Sunday, November 14, 2010

love is just a chemical reaction...

I figured it out, what love is.
I already knew it, just was looking outside the box yesterday.
As Boys Like Girls sing in 'Me and You':

"we're all looking for someone,
to take away the pain...
love is just a chemical reaction"


It is so unbelievably true, I love their music.
As my best buddy Bek says, and I do, the heart is just a muscle.
Emotions are caused by chemical reactions in our bodies, pheremones.
Animals are still in touch with reading pheremones, most humans are not,
we use other methods of communication now, but some are still in touch with the pheremone system,
psychics as most call them.
Bek is this.
But really, love is just one of these pheremonal chemical reactions in our bodies that makes us feel things.
You have an attraction to another person, it is just a subconscious pheremonal recognisation or click.
Or at least that is the way I have interpereted the information I have read.

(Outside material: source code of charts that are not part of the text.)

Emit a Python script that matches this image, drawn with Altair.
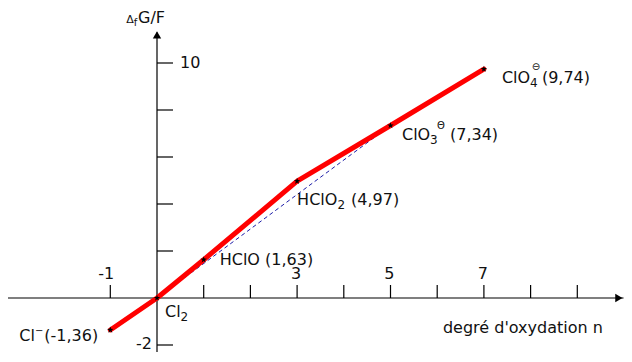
import altair as alt
import pandas as pd

# ---- data ----
n_vals = [-1, 0, 1, 3, 5, 7]
dG_vals = [-1.36, 0, 1.63, 4.97, 7.34, 9.74]
label_main = ["Cl", "Cl", "HClO (1,63)", "HClO", "ClO", "ClO"]
label_sub = ["", "2", "", "2", "3", "4"]
label_sup = ["−", "", "", "", "Θ", "⊖"]
label_val = ["(-1,36)", "", "", "(4,97)", "(7,34)", "(9,74)"]

dashed_n = [0, 5]
dashed_G = [0, 7.34]

x_ticks = [-1, 1, 2, 3, 4, 5, 6, 7, 8, 9]
x_tick_labels = ["-1", "3", "5", "7"]
x_tick_label_pos = [-1, 3, 5, 7]
y_ticks = [-2, 2, 4, 6, 8, 10]
y_tick_labels = ["10", "-2"]
y_tick_label_pos = [10, -2]

x_title = "degré d'oxydation  n"

# ---- layout / styling ----
W, H = 616, 344
PX_X, PX_Y = 46.7, 23.5
XMIN = -149 / PX_X
XMAX = XMIN + W / PX_X
YMAX = 290 / PX_Y
YMIN = YMAX - H / PX_Y
X_AXIS_END, X_ARROW = 9.99, 9.89
Y_AXIS_END, Y_ARROW = 11.3, 11.2
FONT = "DejaVu Sans"
FS = 16
FS_SUB = 12
FS_SUP = 10
TXT = "#111111"

# per-label part offsets in pixels from the point: (dx, dy) for main, sub, sup (center), value
part_pos = [
    {"main": (-91, 6), "sup": (-71, 1), "val": (-66, 6)},
    {"main": (8, 14), "sub": (23.5, 19)},
    {"main": (16, 0)},
    {"main": (0, 19), "sub": (40.5, 24), "val": (54, 19)},
    {"main": (11.5, 9.5), "sub": (39.5, 14.5), "sup": (50.5, 0.5), "val": (59.5, 9.5)},
    {"main": (18, 9), "sub": (46, 14), "sup": (52, -2), "val": (58, 9)},
]

STAR = "M0,-1L0.24,-0.33L0.95,-0.31L0.38,0.12L0.59,0.81L0,0.4L-0.59,0.81L-0.38,0.12L-0.95,-0.31L-0.24,-0.33Z"

xs = alt.Scale(domain=[XMIN, XMAX], nice=False, zero=False)
ys = alt.Scale(domain=[YMIN, YMAX], nice=False, zero=False)


def X(f):
    return alt.X(f, type="quantitative", scale=xs, axis=None)


def Y(f):
    return alt.Y(f, type="quantitative", scale=ys, axis=None)


frost = pd.DataFrame({"n": n_vals, "G": dG_vals, "main": label_main, "sub": label_sub,
                      "sup": label_sup, "val": label_val})
dashed = pd.DataFrame({"n": dashed_n, "G": dashed_G})

layers = []

# axis lines
xaxis = pd.DataFrame({"x": [XMIN], "x2": [X_AXIS_END], "y": [0]})
yaxis = pd.DataFrame({"y": [YMIN], "y2": [Y_AXIS_END], "x": [0]})
layers.append(alt.Chart(xaxis).mark_rule(color="black", strokeWidth=1.2).encode(
    x=X("x"), x2=alt.X2("x2"), y=Y("y")))
layers.append(alt.Chart(yaxis).mark_rule(color="black", strokeWidth=1.2).encode(
    y=Y("y"), y2=alt.Y2("y2"), x=X("x")))

# arrows
layers.append(alt.Chart(pd.DataFrame({"x": [X_ARROW], "y": [0]})).mark_point(
    shape="triangle-right", filled=True, color="black", size=70, opacity=1).encode(x=X("x"), y=Y("y")))
layers.append(alt.Chart(pd.DataFrame({"x": [0], "y": [Y_ARROW]})).mark_point(
    shape="triangle-up", filled=True, color="black", size=70, opacity=1).encode(x=X("x"), y=Y("y")))

# ticks
yt = pd.DataFrame({"y": y_ticks, "x": [0] * len(y_ticks)})
layers.append(alt.Chart(yt).mark_rule(color="black", strokeWidth=1.2, x2Offset=16).encode(
    x=X("x"), x2=alt.X2("x"), y=Y("y")))
xt = pd.DataFrame({"x": x_ticks, "y": [0] * len(x_ticks)})
layers.append(alt.Chart(xt).mark_rule(color="black", strokeWidth=1.2, y2Offset=-13).encode(
    y=Y("y"), y2=alt.Y2("y"), x=X("x")))

# tick labels
xtl = pd.DataFrame({"x": x_tick_label_pos, "y": [0] * len(x_tick_label_pos), "t": x_tick_labels})
layers.append(alt.Chart(xtl).mark_text(font=FONT, fontSize=FS, color=TXT, align="right",
                                       baseline="middle", dx=4, dy=-24).encode(
    x=X("x"), y=Y("y"), text="t:N"))
ytl = pd.DataFrame({"y": y_tick_label_pos, "x": [0] * len(y_tick_label_pos), "t": y_tick_labels})
layers.append(alt.Chart(ytl.iloc[[0]]).mark_text(font=FONT, fontSize=FS, color=TXT, align="left",
                                                 baseline="middle", dx=23).encode(
    x=X("x"), y=Y("y"), text="t:N"))
layers.append(alt.Chart(ytl.iloc[[1]]).mark_text(font=FONT, fontSize=FS, color=TXT, align="right",
                                                 baseline="middle", dx=-5, dy=-1).encode(
    x=X("x"), y=Y("y"), text="t:N"))

# axis titles
layers.append(alt.Chart(pd.DataFrame({"x": [X_ARROW], "y": [0], "t": [x_title]})).mark_text(
    font=FONT, fontSize=FS, color=TXT, align="right", baseline="middle", dx=-16, dy=30).encode(
    x=X("x"), y=Y("y"), text="t:N"))
ytitle = pd.DataFrame({"x": [0], "y": [Y_ARROW]})
layers.append(alt.Chart(ytitle).mark_text(font=FONT, fontSize=11, color=TXT, align="center",
                                          baseline="alphabetic", dx=-27, dy=-12, text="Δ").encode(
    x=X("x"), y=Y("y")))
layers.append(alt.Chart(ytitle).mark_text(font=FONT, fontSize=10, color=TXT, align="center",
                                          baseline="alphabetic", dx=-21.5, dy=-9, text="f").encode(
    x=X("x"), y=Y("y")))
layers.append(alt.Chart(ytitle).mark_text(font=FONT, fontSize=FS, color=TXT, align="left",
                                          baseline="alphabetic", dx=-19, dy=-12, text="G/F").encode(
    x=X("x"), y=Y("y")))

# dashed blue line and red Frost line
layers.append(alt.Chart(dashed).mark_line(color="#1c1ca8", strokeWidth=1, strokeDash=[4, 3]).encode(
    x=X("n"), y=Y("G")))
layers.append(alt.Chart(frost).mark_line(color="#ff0000", strokeWidth=5, strokeJoin="round",
                                         strokeCap="round").encode(
    x=X("n"), y=Y("G"), order="n:Q"))
layers.append(alt.Chart(frost).mark_point(shape=STAR, filled=True, color="black", size=45,
                                          opacity=1).encode(x=X("n"), y=Y("G")))

# point labels (main text, subscript, superscript, value)
part_font = {"main": FS, "sub": FS_SUB, "sup": FS_SUP, "val": FS}
for i, parts in enumerate(part_pos):
    row = frost.iloc[[i]]
    for key, (dx, dy) in parts.items():
        layers.append(alt.Chart(row).mark_text(
            font=FONT, fontSize=part_font[key], color=TXT,
            align="center" if key == "sup" else "left",
            baseline="middle", dx=dx, dy=dy).encode(
            x=X("n"), y=Y("G"), text=f"{key}:N"))

chart = alt.layer(*layers).properties(
    width=W, height=H, padding=0, autosize=alt.AutoSizeParams(type="none"), background="white"
).configure_view(stroke=None)

chart.save("out.html", embed_options={"renderer": "svg", "actions": False})
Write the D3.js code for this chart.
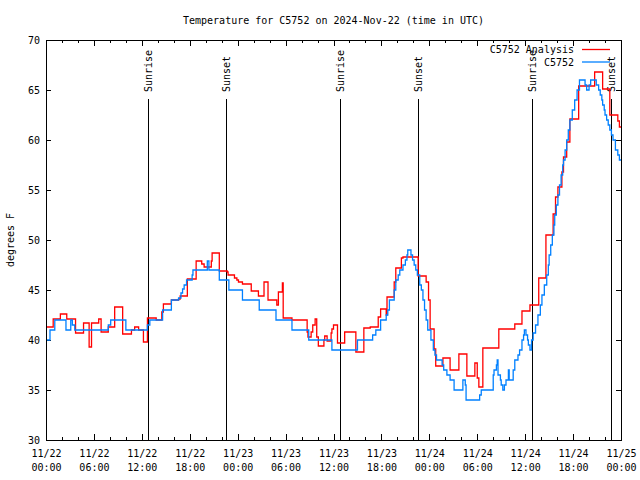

In truth, we can't control 'love' because love is just a chemical reaction.

xx

Saturday, November 13, 2010

What is Love?

Is it that funny feeling in your torso after a text or smile?
Is it when a thought of that person brings a secret smile to your face?
Or is it when they tell you what you don't want to hear? when nobody else will?
Because they love you and care too much to watch you destroy yourself?
Is it knowing they will always be there to tell you the blunt truth?
When they open your eyes to things you were oblivious to? things you were blocking out and didn't want to see? things that you needed to see?
Is love honesty and trust?
Is it happiness and peace?
Or is it simply being so comfortable with that person, that you can fight,
you can tell each other what has to be said, what they don't want to hear,
Is it when they are the only person willing to risk their happiness, even safety, to try to get through to you?
To try to help and be there for you? through it all, all of your issues?

I don't know love. That is obvious.
But what I do know, is that it is hard, it is confusing, and it takes committment and effort and patience.
It takes your all.

You like somone, and think they like you back, but wham! they like somebody else, but are confused, which confuses you, and confuses them, and confuses everybody because it is all just confusing confusionistic confusion. Which is why some people are scared of liking people which could turn into loving people and being vulnerable. I am one of those people. I am scared of love, of a lot of irrational things. But I, and others, need to try and see that to be happy, to achieve, you have to take the risks in life. Or you will just be living in a constant stand still. A constant  crossroads.

anyway, big enough ramble for a first blog hey?